Making the Most of Your Makerspace

October 25, 2019

by Ilona Prosol and Larry Jones

The Engineering, Innovation & Sciences building at Wentworth Institute of Technology features a first-floor makerspace and high-end additive manufacturing lab. Working with Leers Weinzapfel Associates, BVH provided MEP/FP and technology design on this first new academic building on campus in 40 years.

Remember shop class? Working with your hands, power tools and heavy equipment to turn a slab of wood into a lifelong memento: the wobbly cutting board, treasured nut bowl, or maybe the clock that still sits on your parents’ den shelf? That sense of pride that came from making something with your own two hands – who could forget it?

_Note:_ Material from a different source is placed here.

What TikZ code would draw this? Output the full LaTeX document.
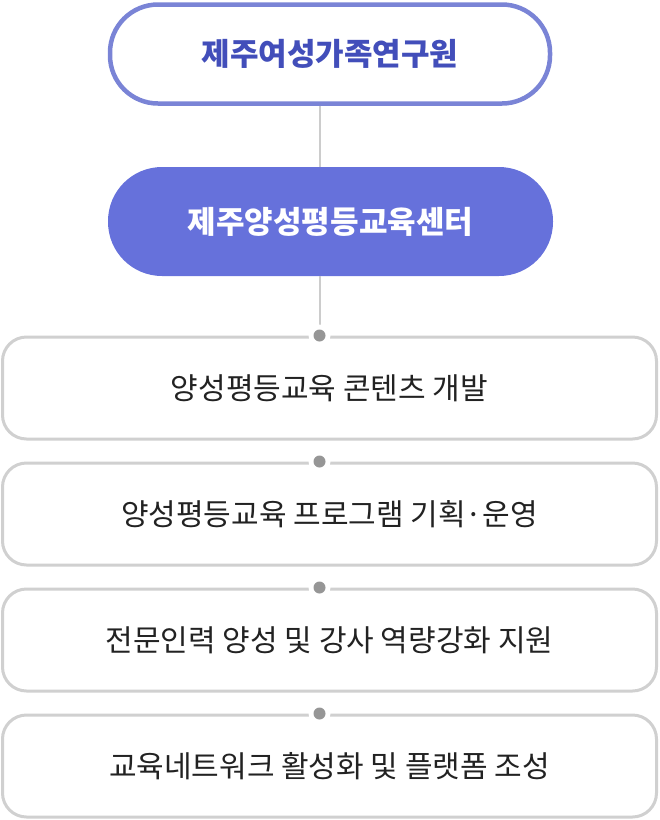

It’s a good feeling, which might explain, at least in part, the surge in what are now called “makerspaces” – the more we dwell in the virtual world, the more we want to use our hands, to make something real, in real time, with real implications for real people.

The John W. Olver Design Building at UMass Amherst houses classrooms and studios, computer labs, materials-testing, green-building and digital fabrication laboratories, a wood shop, and an outdoor working area. BVH worked closely with Leers Weinzapfel Associates, providing site utility, MEP/FP, technology and security engineering.

Makerspaces are exactly what they sound like: physical environments equipped with the tools and materials needed for people to come together and make stuff or learn how to make stuff. Though their technological advances put them far beyond the wood shops of old, their community aspect is very much the same in that they emphasize collaboration and team problem-solving. Whether in educational, business, public or manufacturing settings, makerspaces are increasingly seen as a critical component for fueling innovation in design, engineering and manufacturing, as well as more broadly, commercial and community development.

Stanley Black & Decker opened the Manufacturing Center of Excellence in September 2018, promoting 3D additive manufacturing and research to startups from across the globe. Designed for flexibility, BVH worked closely with id3A on this Hartford accelerator project.

BVH has been involved in the creation of several of these spaces. A far cry from your (or at least our) high school wood shop, they’re equipped with a range of sophisticated tools and machinery to support wood, metal and plastic fabrication spaces, painting, sewing, laser cutting, welding, and 3D printing. There are oils, solvents and shavings to contend with, and complicated power and ventilation needs. While each is unique, designed for different users with a variety of goals, all owners need to consider the following issues when embarking on a maker space project:

Safety

  • Understand operating procedures of various equipment in the space and planned access to the room and its supervision.
  • Define hazards, especially when mixed materials such as wood, metals and plastics are used interchangeably, in order to apply proper design measures. 
  • Plan for enough ventilation and exhaust air–central and dedicated to specific equipment. Health and safety takes priority over energy efficiency.
  • Ensure that emergency power shutoff is visible, accessible and easy. While tools and equipment have safety measures built in, centralized power shut-off is essential as are measures that require manual start-up of equipment when you lose power to the building.

Flexibility

  • Projects are always in flux. When one finishes, something totally different might be undertaken. Users need ready access to power with multiple and often non-common voltage options throughout the space.
  • Plan for variety of power connections – overhead busducts, cord reels.
  • Provide extra system capacity preferably in nearby location to accommodate for rapid changes in technology and power requirements.
  • Allow maximum headroom to allow for reconfiguration of the space and installation of large equipment.
  • Provide sufficient structural capacity of the floor above to accommodate heavy loads, hoist beams.
  • As both a safety and function issue, lighting is a key component of a successful makerspace. Dimmable, tunable and task lighting helps achieve optimum illumination and color rendering properties.
  • Inquire about drainage and its treatment requirements for specialty equipment.

Noise Control

  • Often housing noisy equipment, makerspaces are also used as teaching spaces, so it is important to design the HVAC system to noise criteria typically applied in such environment.
  • Include proper architectural separation of the room from surrounding spaces.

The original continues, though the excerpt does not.